Many people in the region use snow machines to travel over solid sea or river ice between villages or to hunting camps.

Rick Thoman is a climate scientist with the University of Alaska Fairbanks. Thoman said this year’s late ice isn’t unique to Northwest Alaska.

“This is all part of a bigger picture.” Thoman told KOTZ in mid-December, when most of the region’s shorefast ice still hadn’t set up. “The entire Arctic is the lowest on record for this point in the season.”

Thoman said the fall storms and warm weather in the region likely contributed to ice forming later.
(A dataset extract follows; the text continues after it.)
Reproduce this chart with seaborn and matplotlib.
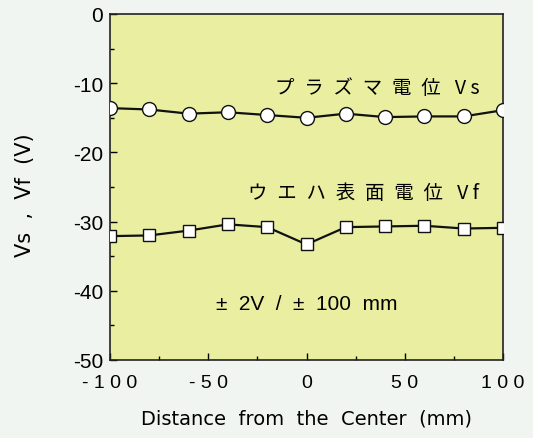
import matplotlib
matplotlib.use("Agg")
import matplotlib.pyplot as plt
from matplotlib.ticker import MultipleLocator
import pandas as pd
import seaborn as sns

# distance from the wafer center (mm)
distance = [-100, -80, -60, -40, -20, 0, 20, 40, 60, 80, 100]
# plasma potential Vs (V)
vs = [-13.6, -13.8, -14.4, -14.2, -14.6, -15.0, -14.4, -14.9, -14.8, -14.8, -13.9]
# wafer surface potential Vf (V)
vf = [-32.1, -32.0, -31.3, -30.4, -30.8, -33.3, -30.8, -30.7, -30.6, -31.0, -30.9]

xticks = [-100, -50, 0, 50, 100]
xtick_labels = ["- 1 0 0", "- 5 0", "0", "5 0", "1 0 0"]
yticks = [0, -10, -20, -30, -40, -50]

df = pd.DataFrame({"distance": distance, "Vs": vs, "Vf": vf})

sns.set_style("ticks")
plt.rcParams["font.family"] = ["Liberation Sans", "Noto Sans CJK JP"]
plt.rcParams["axes.unicode_minus"] = False
plt.rcParams["text.color"] = "black"
plt.rcParams["axes.labelcolor"] = "black"
plt.rcParams["xtick.color"] = "black"
plt.rcParams["ytick.color"] = "black"

fig = plt.figure(figsize=(5.33, 4.39), dpi=100, facecolor="#f1f5f1")
ax = fig.add_axes([110 / 533, 1 - 361 / 439, 393 / 533, 346 / 439])
ax.set_facecolor("#e9eea0")

sns.lineplot(data=df, x="distance", y="Vs", ax=ax, color="#111111", lw=1.6,
             marker="o", markersize=10, markerfacecolor="white",
             markeredgecolor="#111111", markeredgewidth=1.0, zorder=3)
sns.lineplot(data=df, x="distance", y="Vf", ax=ax, color="#111111", lw=1.6,
             marker="s", markersize=9, markerfacecolor="white",
             markeredgecolor="#111111", markeredgewidth=1.0, zorder=3)

ax.set_xlim(-100, 100)
ax.set_ylim(-50, 0)
ax.set_xticks(xticks)
ax.set_xticklabels(xtick_labels)
ax.set_yticks(yticks)
ax.xaxis.set_minor_locator(MultipleLocator(25))
ax.yaxis.set_minor_locator(MultipleLocator(5))
ax.tick_params(which="both", direction="in", top=False, right=False)
ax.tick_params(which="major", length=5, width=1)
ax.tick_params(which="minor", length=3, width=1)
ax.tick_params(axis="y", labelsize=15, pad=5)
ax.tick_params(axis="x", labelsize=14, pad=10)
for s in ax.spines.values():
    s.set_linewidth(1.2)
    s.set_color("#222222")

ax.set_xlabel("Distance  from  the  Center  (mm)", fontsize=14,
              family="DejaVu Sans")
ax.xaxis.set_label_coords(0.5, -0.14)
ax.set_ylabel("Vs  ,  Vf  (V)", fontsize=15, family="DejaVu Sans")
ax.yaxis.set_label_coords(-0.19, 0.48)

jp = ["Noto Sans CJK JP", "DejaVu Sans"]
sp = "\u2002"
ax.text(88, -10.6, sp.join("プラズマ電位") + sp + " V s", fontsize=14,
        family=jp, ha="right", va="center")
ax.text(88, -25.8, sp.join("ウエハ表面電位") + sp + " V f", fontsize=14,
        family=jp, ha="right", va="center")
ax.text(-46, -41.8, "±  2V  /  ±  100  mm", fontsize=15, ha="left",
        va="center")

fig.savefig("out.png", dpi=100, facecolor=fig.get_facecolor())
Sea ice doesn’t form equally. Shorefast ice, in shallow marine water, forms first. Thoman said it acts like an extension of the land, protecting the shoreline from large waves and storm surges that can erode coastlines. According to Thoman, the sooner it forms, the better.

“Every day we don’t have ice, there’s one less day that has to thicken up,” he said.

Bobby Schaeffer, a longtime local, is a retired fisherman and an observer with Alaska Arctic Observatory and Knowledge Hub.

“When I was a boy, back in the ‘50s and ‘60s, and my dad used to go out to make holes for his mom so we could go fish tomcod and smelt,” said Schaeffer. “I made a hole yesterday. It’s 14 inches out here. Normally it’s four-to-five-foot, back in the day.”

He said December temperatures in Kotzebue used to dip down to -30s or -40s.

“We are now in December, one of our coldest months, and we barely got below zero this year,” he said.

Schaeffer has noticed other climatic changes: higher river water, intense fall storms, more vegetation, species like beavers that are migrating north, and poor salmon runs. This year, Kotzebue Sound had its worst commercial salmon season on record.

Like Schaeffer, Cyrus Harris said later sea ice formations are becoming the “new normal” in the Arctic.

“You know, we observe and watch the temperatures. It’s a lot that our Elders before us, you know, paid attention to, is the ice formation around this time of the year, said Harris. “But now, with all these changes. You know, it could start forming. Give it a couple weeks, and it’s not there anymore.”

These days, Harris is in a role like the Elders he grew up listening to. And now, already into January, Harris said he’s still watching and waiting for the ice to thicken up.